In March just before Cindy was to turn two, Helen and I planned a birthday party inviting Helen’s aunt & uncle, Henry & Sue Enns, and Herb and Esther Kagley to celebrate with us. Pastor Friesen, the town match maker, asked to have me meet a bachelor my age OVER THE PHONE. He organized a conference call, introduced me to Don Harms and then hung up. I immediately invited Don to join us for the party. The first date he asked me out to was a trip to the zoo taking Cindy along with us. Was I ever impressed!

That June, Don and I were married and we became a family of three. Helen took care of Cindy for us while we went on a honeymoon for a week to the Los Angeles area. Helen always remained a very close friend—one who influenced me a lot in a personal time of fellowship with my Lord. She loved my children and was always so good to all of us. I’m sure it must have been very hard for her to watch all this take place while leaving her alone again.
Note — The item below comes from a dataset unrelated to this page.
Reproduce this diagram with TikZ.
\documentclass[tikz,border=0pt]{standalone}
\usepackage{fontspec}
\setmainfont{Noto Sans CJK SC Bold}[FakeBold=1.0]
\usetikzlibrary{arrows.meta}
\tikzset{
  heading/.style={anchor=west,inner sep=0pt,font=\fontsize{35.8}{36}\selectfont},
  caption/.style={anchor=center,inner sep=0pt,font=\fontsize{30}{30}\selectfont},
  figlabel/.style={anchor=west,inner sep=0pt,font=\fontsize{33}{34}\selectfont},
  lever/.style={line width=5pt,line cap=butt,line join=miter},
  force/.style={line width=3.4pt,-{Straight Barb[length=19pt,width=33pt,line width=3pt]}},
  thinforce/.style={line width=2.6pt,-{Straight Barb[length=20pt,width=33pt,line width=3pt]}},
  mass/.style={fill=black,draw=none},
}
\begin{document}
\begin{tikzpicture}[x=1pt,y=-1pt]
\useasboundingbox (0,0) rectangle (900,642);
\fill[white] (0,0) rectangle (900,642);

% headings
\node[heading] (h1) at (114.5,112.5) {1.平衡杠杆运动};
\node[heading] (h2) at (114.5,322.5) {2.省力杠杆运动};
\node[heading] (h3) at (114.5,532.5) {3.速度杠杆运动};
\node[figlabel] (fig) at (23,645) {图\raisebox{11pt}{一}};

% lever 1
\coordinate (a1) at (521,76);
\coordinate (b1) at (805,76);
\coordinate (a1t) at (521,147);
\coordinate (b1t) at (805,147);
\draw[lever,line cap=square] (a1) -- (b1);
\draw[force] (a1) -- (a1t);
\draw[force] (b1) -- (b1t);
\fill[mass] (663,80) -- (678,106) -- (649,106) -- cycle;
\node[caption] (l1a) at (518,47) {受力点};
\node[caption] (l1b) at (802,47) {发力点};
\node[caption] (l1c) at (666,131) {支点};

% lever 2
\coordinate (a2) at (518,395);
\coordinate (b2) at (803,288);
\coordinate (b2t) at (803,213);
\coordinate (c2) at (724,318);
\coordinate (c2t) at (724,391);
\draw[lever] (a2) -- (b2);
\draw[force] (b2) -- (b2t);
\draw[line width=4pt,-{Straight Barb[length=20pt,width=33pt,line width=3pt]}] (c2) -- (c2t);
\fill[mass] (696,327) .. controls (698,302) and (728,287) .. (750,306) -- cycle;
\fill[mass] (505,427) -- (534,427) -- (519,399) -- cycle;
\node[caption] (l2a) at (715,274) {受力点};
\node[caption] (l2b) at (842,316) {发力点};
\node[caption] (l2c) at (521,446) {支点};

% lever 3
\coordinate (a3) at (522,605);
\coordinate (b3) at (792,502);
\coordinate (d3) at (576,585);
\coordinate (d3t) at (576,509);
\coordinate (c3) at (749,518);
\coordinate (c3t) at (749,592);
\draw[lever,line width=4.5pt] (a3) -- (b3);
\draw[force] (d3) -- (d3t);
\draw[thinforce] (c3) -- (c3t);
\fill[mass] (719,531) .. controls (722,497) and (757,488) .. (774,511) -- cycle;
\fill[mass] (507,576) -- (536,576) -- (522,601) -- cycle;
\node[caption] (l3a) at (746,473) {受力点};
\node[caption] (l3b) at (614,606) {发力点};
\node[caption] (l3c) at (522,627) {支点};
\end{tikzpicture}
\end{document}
In the fall of that year, we moved to a house in Dinuba that Don had built (and where his folks lived with him). Don’s folk had rented out their house and it became vacant so they moved back there. We are so naive when we’re young—it must have been very difficult for his mother to have to step down to an older home, again. They later built a new house in Kingsburg closer to Dad’s work so it finally worked out for the best.
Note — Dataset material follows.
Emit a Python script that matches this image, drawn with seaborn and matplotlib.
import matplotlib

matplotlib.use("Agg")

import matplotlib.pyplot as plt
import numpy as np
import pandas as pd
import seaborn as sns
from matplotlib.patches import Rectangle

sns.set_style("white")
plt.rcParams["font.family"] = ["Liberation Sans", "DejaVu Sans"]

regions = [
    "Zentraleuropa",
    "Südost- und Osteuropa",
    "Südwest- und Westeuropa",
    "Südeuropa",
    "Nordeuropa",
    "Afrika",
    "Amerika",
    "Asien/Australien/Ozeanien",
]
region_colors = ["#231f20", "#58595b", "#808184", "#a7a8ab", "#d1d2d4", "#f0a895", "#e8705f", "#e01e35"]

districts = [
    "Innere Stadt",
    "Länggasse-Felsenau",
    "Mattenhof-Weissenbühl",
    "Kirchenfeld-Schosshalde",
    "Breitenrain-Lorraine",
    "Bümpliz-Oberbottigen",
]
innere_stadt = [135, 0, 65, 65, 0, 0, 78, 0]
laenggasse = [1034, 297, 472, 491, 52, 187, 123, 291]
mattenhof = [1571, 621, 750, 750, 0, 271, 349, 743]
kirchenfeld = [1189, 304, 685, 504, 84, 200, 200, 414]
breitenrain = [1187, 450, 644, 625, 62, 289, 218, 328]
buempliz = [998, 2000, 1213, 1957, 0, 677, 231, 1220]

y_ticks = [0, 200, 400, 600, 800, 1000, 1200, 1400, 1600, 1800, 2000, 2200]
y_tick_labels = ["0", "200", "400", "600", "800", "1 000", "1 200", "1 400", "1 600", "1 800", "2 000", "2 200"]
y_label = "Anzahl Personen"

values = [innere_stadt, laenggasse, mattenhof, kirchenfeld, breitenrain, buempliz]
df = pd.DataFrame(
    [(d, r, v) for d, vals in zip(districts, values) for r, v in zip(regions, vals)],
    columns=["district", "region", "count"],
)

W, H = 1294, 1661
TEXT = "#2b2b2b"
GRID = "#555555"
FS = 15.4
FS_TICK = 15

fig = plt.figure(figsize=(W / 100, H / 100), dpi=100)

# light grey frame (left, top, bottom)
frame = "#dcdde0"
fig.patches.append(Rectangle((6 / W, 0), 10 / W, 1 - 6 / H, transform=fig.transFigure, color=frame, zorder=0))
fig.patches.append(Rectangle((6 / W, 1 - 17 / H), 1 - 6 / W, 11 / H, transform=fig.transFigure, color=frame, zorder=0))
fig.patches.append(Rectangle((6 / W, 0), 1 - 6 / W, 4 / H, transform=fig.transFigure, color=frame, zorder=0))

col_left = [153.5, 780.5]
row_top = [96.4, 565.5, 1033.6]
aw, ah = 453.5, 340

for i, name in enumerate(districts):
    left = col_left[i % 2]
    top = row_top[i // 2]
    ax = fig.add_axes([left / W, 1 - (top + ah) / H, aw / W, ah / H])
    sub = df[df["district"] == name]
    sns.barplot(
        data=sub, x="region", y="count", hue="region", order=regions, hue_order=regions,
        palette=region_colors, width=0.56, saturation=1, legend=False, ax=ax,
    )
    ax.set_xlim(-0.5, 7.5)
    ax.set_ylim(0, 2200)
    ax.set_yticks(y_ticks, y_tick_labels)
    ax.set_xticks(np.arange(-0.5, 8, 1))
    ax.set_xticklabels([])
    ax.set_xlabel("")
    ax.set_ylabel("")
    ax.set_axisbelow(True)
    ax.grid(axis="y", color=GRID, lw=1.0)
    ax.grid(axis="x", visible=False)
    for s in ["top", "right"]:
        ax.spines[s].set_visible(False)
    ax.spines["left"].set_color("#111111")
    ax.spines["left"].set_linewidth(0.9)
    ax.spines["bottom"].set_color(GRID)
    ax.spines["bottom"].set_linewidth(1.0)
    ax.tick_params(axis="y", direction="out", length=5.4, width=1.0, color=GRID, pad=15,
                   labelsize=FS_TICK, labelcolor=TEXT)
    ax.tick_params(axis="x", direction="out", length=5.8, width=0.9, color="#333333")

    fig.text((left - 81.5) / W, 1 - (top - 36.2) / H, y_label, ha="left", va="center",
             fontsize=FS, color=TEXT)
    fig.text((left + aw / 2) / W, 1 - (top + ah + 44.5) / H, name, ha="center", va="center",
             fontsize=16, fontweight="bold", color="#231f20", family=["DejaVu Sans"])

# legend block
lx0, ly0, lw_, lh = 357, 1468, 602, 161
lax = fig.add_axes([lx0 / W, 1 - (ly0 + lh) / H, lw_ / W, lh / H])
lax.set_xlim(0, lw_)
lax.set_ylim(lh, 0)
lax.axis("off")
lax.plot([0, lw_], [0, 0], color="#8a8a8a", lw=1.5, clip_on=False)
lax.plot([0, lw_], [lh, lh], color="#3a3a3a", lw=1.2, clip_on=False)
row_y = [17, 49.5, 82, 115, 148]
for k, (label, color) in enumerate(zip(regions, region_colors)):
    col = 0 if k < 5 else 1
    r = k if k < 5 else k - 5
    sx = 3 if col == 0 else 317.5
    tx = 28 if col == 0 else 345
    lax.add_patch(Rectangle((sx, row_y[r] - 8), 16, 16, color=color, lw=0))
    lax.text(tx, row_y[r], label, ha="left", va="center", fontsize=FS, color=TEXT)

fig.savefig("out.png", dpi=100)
It was hard for me to keep up the pace my personality wanted to function at. Twice I went to a doctor to find out what could be the problem but other than a minor thyroid problem, I was told that perhaps I needed to get a job. Thinking it must be emotional, I dug in my heels and tried that much harder—but I couldn’t understand why I would actually end up sick enough to have to go down for a day or two. It affected very much my ability to enjoy my children as my body ached and my mind just wouldn’t function as alertly as I wanted.

Cindy was our joy and sunshine. She loved her Daddy and wanted me to leave the house for her. She wanted to marry him and wanted this house just as it was. She made good friends with Rene Mendel who lived down about six houses and enjoyed preschool with her. Richard Stauffer lived across the street and they were always making mud pies, and doing all the things little kids love to do. The White girls lived around the comer from our house. Carolyn and Jill White were special friends. One of her favorite activities with her mother was to ring the doorbell with her dolly in hand and I would welcome “Mrs. Jones and her baby” into the house for some tea. She got practice in how to be a “mother” in those days and today she has become a wonderful “mother” to four children.